Other younger siblings noted that visiting their older counterpart at Bowdoin while still in high school attracted them to Bowdoin. 

"I definitely came here because [Roya] goes here," said Dante Moussapour '19, whose sister, Roya '17, is currently abroad. "Her being abroad really let me find my own way and figure my own path, but I would definitely say that having a sibling on campus is a fundamental.”

“If I had to choose the three most impactful things first semester, the first two would be sleep and exercise and then having my sister on campus,” added Dante Moussapour. 

Sharing such a small campus is a common worry for many siblings; however, Kyle ’18 and Avery Wolfe ’19 have found that they rarely cross paths. 

“I wanted to let him have his own experience and his own school, and I wanted the same,” said Avery Wolfe. They get breakfast once a week to catch up but always know that they have each other there for support. “I feel like I have a mentor here on campus,” said Avery Wolfe. “I immediately had that, whereas other students had to find that.”

For other siblings, the intertwining of their lives has been difficult to navigate. Sisters Jae Yeon '18 and Jae Min Yoon ’19 share a class of nine people and recently worked together on the Bowdoin Theater Department's production of "Sondheim on Sondheim." Jae Min auditioned for her sister, who was a student director of the show. 

"My assistant director thought I was going to cry because I was so stressed," Jae Yeon Yoon said. "It's really different from sitting at your dinner table. All of a sudden, you're in class with them and seeing them in an academic setting trying to be smart."

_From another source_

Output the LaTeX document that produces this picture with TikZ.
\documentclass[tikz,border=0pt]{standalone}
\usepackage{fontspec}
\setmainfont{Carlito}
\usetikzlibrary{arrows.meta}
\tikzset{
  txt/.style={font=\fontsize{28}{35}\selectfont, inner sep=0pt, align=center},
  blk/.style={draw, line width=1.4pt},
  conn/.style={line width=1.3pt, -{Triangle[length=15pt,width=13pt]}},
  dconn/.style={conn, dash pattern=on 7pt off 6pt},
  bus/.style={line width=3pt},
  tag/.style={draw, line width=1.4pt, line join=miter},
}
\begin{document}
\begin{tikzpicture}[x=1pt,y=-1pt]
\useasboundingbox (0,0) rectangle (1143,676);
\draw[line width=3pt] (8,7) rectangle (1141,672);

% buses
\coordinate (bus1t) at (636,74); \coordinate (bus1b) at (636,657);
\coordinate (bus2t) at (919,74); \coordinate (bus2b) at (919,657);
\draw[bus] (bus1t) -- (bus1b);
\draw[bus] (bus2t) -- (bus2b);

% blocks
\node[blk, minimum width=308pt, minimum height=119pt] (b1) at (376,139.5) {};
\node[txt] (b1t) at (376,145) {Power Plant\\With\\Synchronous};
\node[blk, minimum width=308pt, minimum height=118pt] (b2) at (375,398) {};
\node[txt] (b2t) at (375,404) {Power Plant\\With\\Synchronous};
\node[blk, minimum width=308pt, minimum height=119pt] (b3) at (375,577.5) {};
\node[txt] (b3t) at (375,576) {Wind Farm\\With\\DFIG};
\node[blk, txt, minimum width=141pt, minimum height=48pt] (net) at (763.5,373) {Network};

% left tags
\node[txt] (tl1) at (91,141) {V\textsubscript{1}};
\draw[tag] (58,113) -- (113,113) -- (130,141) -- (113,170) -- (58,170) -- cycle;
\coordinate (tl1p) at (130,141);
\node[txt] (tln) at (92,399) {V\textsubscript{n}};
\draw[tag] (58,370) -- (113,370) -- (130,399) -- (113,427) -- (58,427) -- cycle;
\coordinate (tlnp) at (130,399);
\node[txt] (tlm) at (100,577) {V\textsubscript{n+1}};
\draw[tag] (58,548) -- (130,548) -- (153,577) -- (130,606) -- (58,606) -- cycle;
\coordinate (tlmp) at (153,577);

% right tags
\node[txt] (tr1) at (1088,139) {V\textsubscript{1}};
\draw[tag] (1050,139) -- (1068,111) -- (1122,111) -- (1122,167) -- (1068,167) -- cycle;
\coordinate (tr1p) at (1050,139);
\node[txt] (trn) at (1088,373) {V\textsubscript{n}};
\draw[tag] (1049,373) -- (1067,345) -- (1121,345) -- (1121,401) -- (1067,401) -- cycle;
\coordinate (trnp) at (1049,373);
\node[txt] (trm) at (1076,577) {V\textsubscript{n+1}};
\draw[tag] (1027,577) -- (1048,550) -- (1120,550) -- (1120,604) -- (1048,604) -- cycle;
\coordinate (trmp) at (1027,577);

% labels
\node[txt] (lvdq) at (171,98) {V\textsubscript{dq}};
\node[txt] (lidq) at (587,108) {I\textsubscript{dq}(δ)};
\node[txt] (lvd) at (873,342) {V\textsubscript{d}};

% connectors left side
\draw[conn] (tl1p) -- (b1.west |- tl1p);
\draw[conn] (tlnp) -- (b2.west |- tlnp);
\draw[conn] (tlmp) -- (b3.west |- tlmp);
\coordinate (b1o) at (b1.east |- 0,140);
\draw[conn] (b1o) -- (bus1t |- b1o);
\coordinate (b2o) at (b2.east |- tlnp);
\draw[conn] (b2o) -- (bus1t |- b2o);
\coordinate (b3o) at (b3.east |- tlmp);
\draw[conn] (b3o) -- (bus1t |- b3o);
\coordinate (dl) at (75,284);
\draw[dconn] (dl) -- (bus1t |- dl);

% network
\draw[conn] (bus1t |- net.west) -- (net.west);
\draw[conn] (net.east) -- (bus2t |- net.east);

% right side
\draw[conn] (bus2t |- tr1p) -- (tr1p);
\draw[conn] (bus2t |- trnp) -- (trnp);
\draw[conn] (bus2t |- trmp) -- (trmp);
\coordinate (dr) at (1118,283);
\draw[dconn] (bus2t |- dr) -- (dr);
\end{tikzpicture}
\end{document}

The process of individualizing oneself within a diverse college setting is a common struggle amongst many first years. For siblings, and twins even more so, the task can prove even more daunting. 

The Fabers share a major, French and art classes and spots on the cross country team. The Chans live in the same room, both run for the track team and share clothes, friends and expenses. 

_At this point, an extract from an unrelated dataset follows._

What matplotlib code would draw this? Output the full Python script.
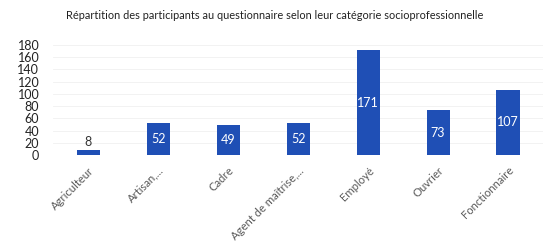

The Faber twins said that their lives at Bowdoin overlap significantly beyond just shared interests and activities. It's not uncommon for them to respond to each other's names, say hi to people they've never met and, if a sticky situation calls for it, play the part of the other twin. 

"It can be very unsettling," Tracey Faber said. "We are very visual, and we identify people by what they look like. So when you look like someone else, it's really hard to have a sense of someone as a separate individual if you associate all the qualities of them with the image of them...Sometimes I have days where I'm like, 'You know what? I can't do this today.' I just can't, and so I pretend."

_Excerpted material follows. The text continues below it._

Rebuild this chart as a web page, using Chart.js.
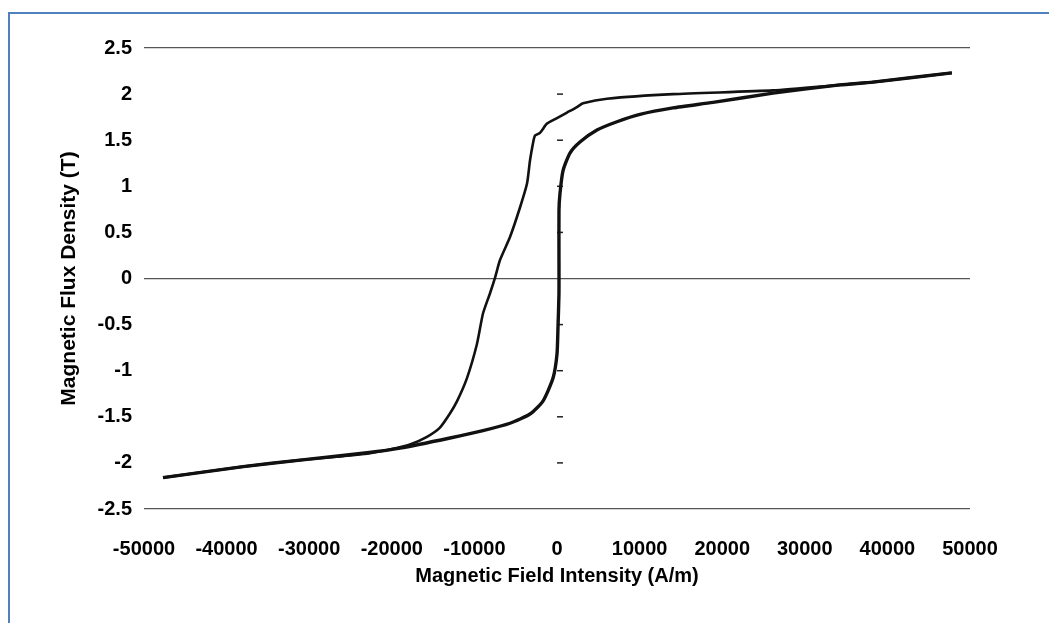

The Chans likewise share many of the same interests and have gravitated towards the same friends and activities. 

“The biggest challenge is individualizing ourselves. I've grown up with a twin my whole life. I grew up with someone by my side who I could compete with. I don't know what it's like not being a twin” said Heather Chan.

Between constantly being mistaken for the other twin by professors and friends alike, the Fabers struggle to make decisions with and without the context of their twin. 

"It's hard sometimes because you feel like you have to make a choice between what you want to do naturally and the thing that you want to do because it will make you different from the other person," Nicole Faber added. "That's uncomfortable sometimes."

For siblings Tess '18 and Luke Trinka ’16, attending Bowdoin together has provided another lens through which to view not only the Bowdoin experience but also their own relationship and identities. 

"It's interesting how relationships are often so tied to place, and I think the extent to which the way we related to each other was a result of being in Oak Park, where we're from," said Luke Trinka. 

"After she made the decision, I thought it would be a really cool opportunity to deepen a relationship with a sibling outside of a home space, and I think that's largely what's happened.”
Inside the new context of the Bowdoin bubble and out of the comfort of home, their relationship was tested in new ways. “That's where relationships can take on a new texture and depth—when you're outside of a familiar environment,” said Luke Trinka. 

No matter sister, brother or twin, Bowdoin siblings often cherish the chance to share their college experience with a family member. 

"When you have certain experiences at Bowdoin, they acquire a certain meaning here,” Luke Trinka said. “But then you leave school, and some of that meaning gets stripped of its color… It's nice to have someone else who gets it.”